──────── Information provided ────────

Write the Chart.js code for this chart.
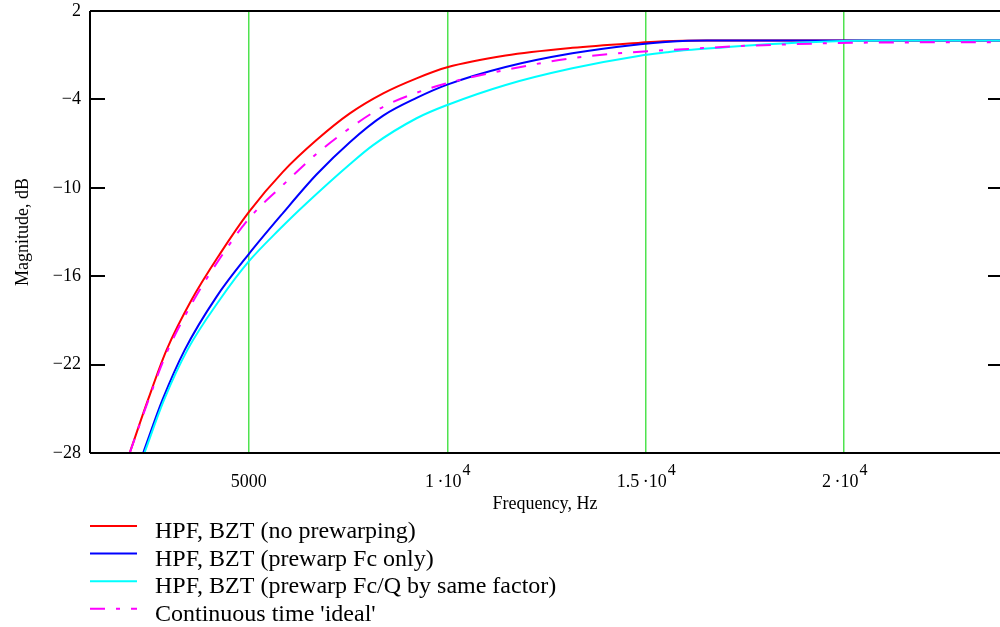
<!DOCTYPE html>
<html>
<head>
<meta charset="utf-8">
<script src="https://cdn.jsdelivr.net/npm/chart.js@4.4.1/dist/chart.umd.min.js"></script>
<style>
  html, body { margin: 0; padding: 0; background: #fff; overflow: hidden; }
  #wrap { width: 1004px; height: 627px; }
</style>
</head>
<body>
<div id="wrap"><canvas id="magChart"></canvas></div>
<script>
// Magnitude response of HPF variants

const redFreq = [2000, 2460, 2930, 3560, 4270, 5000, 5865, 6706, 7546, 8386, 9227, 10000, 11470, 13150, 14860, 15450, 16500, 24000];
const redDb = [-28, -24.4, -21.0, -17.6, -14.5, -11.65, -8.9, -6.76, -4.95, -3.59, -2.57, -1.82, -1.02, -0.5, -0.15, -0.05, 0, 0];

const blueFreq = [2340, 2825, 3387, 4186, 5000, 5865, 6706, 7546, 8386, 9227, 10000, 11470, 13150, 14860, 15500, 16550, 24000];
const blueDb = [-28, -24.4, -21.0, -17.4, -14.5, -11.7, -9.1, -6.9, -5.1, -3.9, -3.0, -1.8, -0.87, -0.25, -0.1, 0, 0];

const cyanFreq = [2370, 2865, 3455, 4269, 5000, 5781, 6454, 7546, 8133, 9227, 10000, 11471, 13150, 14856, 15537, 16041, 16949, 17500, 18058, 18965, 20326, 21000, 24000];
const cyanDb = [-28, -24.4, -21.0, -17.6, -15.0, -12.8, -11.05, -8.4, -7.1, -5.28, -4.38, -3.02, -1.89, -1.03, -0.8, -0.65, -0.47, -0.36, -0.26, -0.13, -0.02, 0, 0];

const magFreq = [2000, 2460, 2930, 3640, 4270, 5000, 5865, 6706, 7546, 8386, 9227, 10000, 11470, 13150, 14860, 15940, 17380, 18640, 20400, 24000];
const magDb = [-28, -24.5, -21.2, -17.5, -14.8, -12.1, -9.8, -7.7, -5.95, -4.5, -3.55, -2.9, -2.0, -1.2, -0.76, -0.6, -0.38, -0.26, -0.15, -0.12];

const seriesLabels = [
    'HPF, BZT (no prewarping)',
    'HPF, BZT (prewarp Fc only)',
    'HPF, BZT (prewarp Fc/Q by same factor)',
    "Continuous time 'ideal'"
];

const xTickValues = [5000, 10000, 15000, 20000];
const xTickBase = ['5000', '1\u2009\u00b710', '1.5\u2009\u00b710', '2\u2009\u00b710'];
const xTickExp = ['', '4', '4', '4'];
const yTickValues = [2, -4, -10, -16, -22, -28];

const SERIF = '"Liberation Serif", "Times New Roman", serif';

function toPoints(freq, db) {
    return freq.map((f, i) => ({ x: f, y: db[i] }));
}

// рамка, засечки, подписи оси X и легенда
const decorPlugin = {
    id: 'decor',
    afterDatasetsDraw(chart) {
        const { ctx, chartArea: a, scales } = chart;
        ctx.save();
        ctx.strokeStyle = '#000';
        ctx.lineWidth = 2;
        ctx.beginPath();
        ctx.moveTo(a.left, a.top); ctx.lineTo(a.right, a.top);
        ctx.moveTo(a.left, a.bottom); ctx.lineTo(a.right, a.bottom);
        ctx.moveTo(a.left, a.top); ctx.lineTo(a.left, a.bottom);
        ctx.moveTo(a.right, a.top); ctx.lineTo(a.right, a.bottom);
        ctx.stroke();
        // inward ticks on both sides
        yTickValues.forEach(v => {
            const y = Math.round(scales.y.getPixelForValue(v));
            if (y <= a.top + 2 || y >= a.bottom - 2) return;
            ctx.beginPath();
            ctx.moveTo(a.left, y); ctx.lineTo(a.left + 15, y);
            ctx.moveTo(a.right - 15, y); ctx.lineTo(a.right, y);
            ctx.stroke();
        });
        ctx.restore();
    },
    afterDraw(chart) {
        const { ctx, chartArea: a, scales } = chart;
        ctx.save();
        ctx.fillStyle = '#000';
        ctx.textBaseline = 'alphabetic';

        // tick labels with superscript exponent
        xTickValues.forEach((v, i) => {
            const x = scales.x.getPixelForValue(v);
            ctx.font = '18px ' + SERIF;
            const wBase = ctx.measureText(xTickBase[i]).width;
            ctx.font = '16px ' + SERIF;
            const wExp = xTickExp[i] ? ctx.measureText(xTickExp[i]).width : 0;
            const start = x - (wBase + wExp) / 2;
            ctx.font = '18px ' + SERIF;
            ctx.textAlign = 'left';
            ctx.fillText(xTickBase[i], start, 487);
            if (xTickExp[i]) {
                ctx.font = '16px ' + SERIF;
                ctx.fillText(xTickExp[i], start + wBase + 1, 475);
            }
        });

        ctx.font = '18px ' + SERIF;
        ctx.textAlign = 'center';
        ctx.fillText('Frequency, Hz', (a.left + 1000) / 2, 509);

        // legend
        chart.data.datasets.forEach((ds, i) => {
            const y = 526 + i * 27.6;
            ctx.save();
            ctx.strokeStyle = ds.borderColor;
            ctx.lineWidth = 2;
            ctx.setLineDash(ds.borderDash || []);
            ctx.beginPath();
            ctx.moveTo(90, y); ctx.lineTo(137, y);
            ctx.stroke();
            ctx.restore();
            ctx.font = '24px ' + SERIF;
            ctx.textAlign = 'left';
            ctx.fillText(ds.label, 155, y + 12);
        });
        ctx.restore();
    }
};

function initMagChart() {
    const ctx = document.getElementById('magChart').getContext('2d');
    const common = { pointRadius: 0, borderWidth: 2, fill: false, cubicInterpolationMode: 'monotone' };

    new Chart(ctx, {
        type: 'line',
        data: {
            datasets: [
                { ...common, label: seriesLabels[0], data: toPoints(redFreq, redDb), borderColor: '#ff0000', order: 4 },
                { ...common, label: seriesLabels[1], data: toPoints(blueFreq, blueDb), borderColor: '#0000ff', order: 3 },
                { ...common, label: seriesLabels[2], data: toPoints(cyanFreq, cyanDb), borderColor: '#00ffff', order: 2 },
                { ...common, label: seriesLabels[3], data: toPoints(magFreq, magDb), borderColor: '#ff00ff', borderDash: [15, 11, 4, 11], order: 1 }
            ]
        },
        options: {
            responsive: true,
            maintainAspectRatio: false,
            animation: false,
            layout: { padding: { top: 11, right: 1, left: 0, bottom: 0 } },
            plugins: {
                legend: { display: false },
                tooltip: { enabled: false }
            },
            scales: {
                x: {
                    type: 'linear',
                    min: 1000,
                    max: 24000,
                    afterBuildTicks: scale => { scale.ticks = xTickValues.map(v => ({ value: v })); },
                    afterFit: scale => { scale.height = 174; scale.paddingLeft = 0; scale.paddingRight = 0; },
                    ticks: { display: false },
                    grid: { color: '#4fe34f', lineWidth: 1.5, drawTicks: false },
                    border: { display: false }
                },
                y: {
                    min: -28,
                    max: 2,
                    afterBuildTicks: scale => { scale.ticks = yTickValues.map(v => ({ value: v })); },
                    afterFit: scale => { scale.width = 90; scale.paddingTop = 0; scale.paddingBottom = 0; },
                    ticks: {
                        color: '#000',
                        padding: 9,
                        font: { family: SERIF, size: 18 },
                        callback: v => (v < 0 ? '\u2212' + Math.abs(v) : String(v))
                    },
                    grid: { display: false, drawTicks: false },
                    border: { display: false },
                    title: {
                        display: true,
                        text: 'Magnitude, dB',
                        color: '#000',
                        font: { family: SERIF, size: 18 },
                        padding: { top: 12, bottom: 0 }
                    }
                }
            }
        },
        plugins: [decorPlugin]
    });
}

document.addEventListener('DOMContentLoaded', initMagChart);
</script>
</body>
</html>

────────

#### Prompt
Reproduce the material above in full and without alteration, but skip all pictures.

#### Final result
Write the Chart.js code for this chart.
<!DOCTYPE html>
<html>
<head>
<meta charset="utf-8">
<script src="https://cdn.jsdelivr.net/npm/chart.js@4.4.1/dist/chart.umd.min.js"></script>
<style>
  html, body { margin: 0; padding: 0; background: #fff; overflow: hidden; }
  #wrap { width: 1004px; height: 627px; }
</style>
</head>
<body>
<div id="wrap"><canvas id="magChart"></canvas></div>
<script>
// Magnitude response of HPF variants

const redFreq = [2000, 2460, 2930, 3560, 4270, 5000, 5865, 6706, 7546, 8386, 9227, 10000, 11470, 13150, 14860, 15450, 16500, 24000];
const redDb = [-28, -24.4, -21.0, -17.6, -14.5, -11.65, -8.9, -6.76, -4.95, -3.59, -2.57, -1.82, -1.02, -0.5, -0.15, -0.05, 0, 0];

const blueFreq = [2340, 2825, 3387, 4186, 5000, 5865, 6706, 7546, 8386, 9227, 10000, 11470, 13150, 14860, 15500, 16550, 24000];
const blueDb = [-28, -24.4, -21.0, -17.4, -14.5, -11.7, -9.1, -6.9, -5.1, -3.9, -3.0, -1.8, -0.87, -0.25, -0.1, 0, 0];

const cyanFreq = [2370, 2865, 3455, 4269, 5000, 5781, 6454, 7546, 8133, 9227, 10000, 11471, 13150, 14856, 15537, 16041, 16949, 17500, 18058, 18965, 20326, 21000, 24000];
const cyanDb = [-28, -24.4, -21.0, -17.6, -15.0, -12.8, -11.05, -8.4, -7.1, -5.28, -4.38, -3.02, -1.89, -1.03, -0.8, -0.65, -0.47, -0.36, -0.26, -0.13, -0.02, 0, 0];

const magFreq = [2000, 2460, 2930, 3640, 4270, 5000, 5865, 6706, 7546, 8386, 9227, 10000, 11470, 13150, 14860, 15940, 17380, 18640, 20400, 24000];
const magDb = [-28, -24.5, -21.2, -17.5, -14.8, -12.1, -9.8, -7.7, -5.95, -4.5, -3.55, -2.9, -2.0, -1.2, -0.76, -0.6, -0.38, -0.26, -0.15, -0.12];

const seriesLabels = [
    'HPF, BZT (no prewarping)',
    'HPF, BZT (prewarp Fc only)',
    'HPF, BZT (prewarp Fc/Q by same factor)',
    "Continuous time 'ideal'"
];

const xTickValues = [5000, 10000, 15000, 20000];
const xTickBase = ['5000', '1\u2009\u00b710', '1.5\u2009\u00b710', '2\u2009\u00b710'];
const xTickExp = ['', '4', '4', '4'];
const yTickValues = [2, -4, -10, -16, -22, -28];

const SERIF = '"Liberation Serif", "Times New Roman", serif';

function toPoints(freq, db) {
    return freq.map((f, i) => ({ x: f, y: db[i] }));
}

// рамка, засечки, подписи оси X и легенда
const decorPlugin = {
    id: 'decor',
    afterDatasetsDraw(chart) {
        const { ctx, chartArea: a, scales } = chart;
        ctx.save();
        ctx.strokeStyle = '#000';
        ctx.lineWidth = 2;
        ctx.beginPath();
        ctx.moveTo(a.left, a.top); ctx.lineTo(a.right, a.top);
        ctx.moveTo(a.left, a.bottom); ctx.lineTo(a.right, a.bottom);
        ctx.moveTo(a.left, a.top); ctx.lineTo(a.left, a.bottom);
        ctx.moveTo(a.right, a.top); ctx.lineTo(a.right, a.bottom);
        ctx.stroke();
        // inward ticks on both sides
        yTickValues.forEach(v => {
            const y = Math.round(scales.y.getPixelForValue(v));
            if (y <= a.top + 2 || y >= a.bottom - 2) return;
            ctx.beginPath();
            ctx.moveTo(a.left, y); ctx.lineTo(a.left + 15, y);
            ctx.moveTo(a.right - 15, y); ctx.lineTo(a.right, y);
            ctx.stroke();
        });
        ctx.restore();
    },
    afterDraw(chart) {
        const { ctx, chartArea: a, scales } = chart;
        ctx.save();
        ctx.fillStyle = '#000';
        ctx.textBaseline = 'alphabetic';

        // tick labels with superscript exponent
        xTickValues.forEach((v, i) => {
            const x = scales.x.getPixelForValue(v);
            ctx.font = '18px ' + SERIF;
            const wBase = ctx.measureText(xTickBase[i]).width;
            ctx.font = '16px ' + SERIF;
            const wExp = xTickExp[i] ? ctx.measureText(xTickExp[i]).width : 0;
            const start = x - (wBase + wExp) / 2;
            ctx.font = '18px ' + SERIF;
            ctx.textAlign = 'left';
            ctx.fillText(xTickBase[i], start, 487);
            if (xTickExp[i]) {
                ctx.font = '16px ' + SERIF;
                ctx.fillText(xTickExp[i], start + wBase + 1, 475);
            }
        });

        ctx.font = '18px ' + SERIF;
        ctx.textAlign = 'center';
        ctx.fillText('Frequency, Hz', (a.left + 1000) / 2, 509);

        // legend
        chart.data.datasets.forEach((ds, i) => {
            const y = 526 + i * 27.6;
            ctx.save();
            ctx.strokeStyle = ds.borderColor;
            ctx.lineWidth = 2;
            ctx.setLineDash(ds.borderDash || []);
            ctx.beginPath();
            ctx.moveTo(90, y); ctx.lineTo(137, y);
            ctx.stroke();
            ctx.restore();
            ctx.font = '24px ' + SERIF;
            ctx.textAlign = 'left';
            ctx.fillText(ds.label, 155, y + 12);
        });
        ctx.restore();
    }
};

function initMagChart() {
    const ctx = document.getElementById('magChart').getContext('2d');
    const common = { pointRadius: 0, borderWidth: 2, fill: false, cubicInterpolationMode: 'monotone' };

    new Chart(ctx, {
        type: 'line',
        data: {
            datasets: [
                { ...common, label: seriesLabels[0], data: toPoints(redFreq, redDb), borderColor: '#ff0000', order: 4 },
                { ...common, label: seriesLabels[1], data: toPoints(blueFreq, blueDb), borderColor: '#0000ff', order: 3 },
                { ...common, label: seriesLabels[2], data: toPoints(cyanFreq, cyanDb), borderColor: '#00ffff', order: 2 },
                { ...common, label: seriesLabels[3], data: toPoints(magFreq, magDb), borderColor: '#ff00ff', borderDash: [15, 11, 4, 11], order: 1 }
            ]
        },
        options: {
            responsive: true,
            maintainAspectRatio: false,
            animation: false,
            layout: { padding: { top: 11, right: 1, left: 0, bottom: 0 } },
            plugins: {
                legend: { display: false },
                tooltip: { enabled: false }
            },
            scales: {
                x: {
                    type: 'linear',
                    min: 1000,
                    max: 24000,
                    afterBuildTicks: scale => { scale.ticks = xTickValues.map(v => ({ value: v })); },
                    afterFit: scale => { scale.height = 174; scale.paddingLeft = 0; scale.paddingRight = 0; },
                    ticks: { display: false },
                    grid: { color: '#4fe34f', lineWidth: 1.5, drawTicks: false },
                    border: { display: false }
                },
                y: {
                    min: -28,
                    max: 2,
                    afterBuildTicks: scale => { scale.ticks = yTickValues.map(v => ({ value: v })); },
                    afterFit: scale => { scale.width = 90; scale.paddingTop = 0; scale.paddingBottom = 0; },
                    ticks: {
                        color: '#000',
                        padding: 9,
                        font: { family: SERIF, size: 18 },
                        callback: v => (v < 0 ? '\u2212' + Math.abs(v) : String(v))
                    },
                    grid: { display: false, drawTicks: false },
                    border: { display: false },
                    title: {
                        display: true,
                        text: 'Magnitude, dB',
                        color: '#000',
                        font: { family: SERIF, size: 18 },
                        padding: { top: 12, bottom: 0 }
                    }
                }
            }
        },
        plugins: [decorPlugin]
    });
}

document.addEventListener('DOMContentLoaded', initMagChart);
</script>
</body>
</html>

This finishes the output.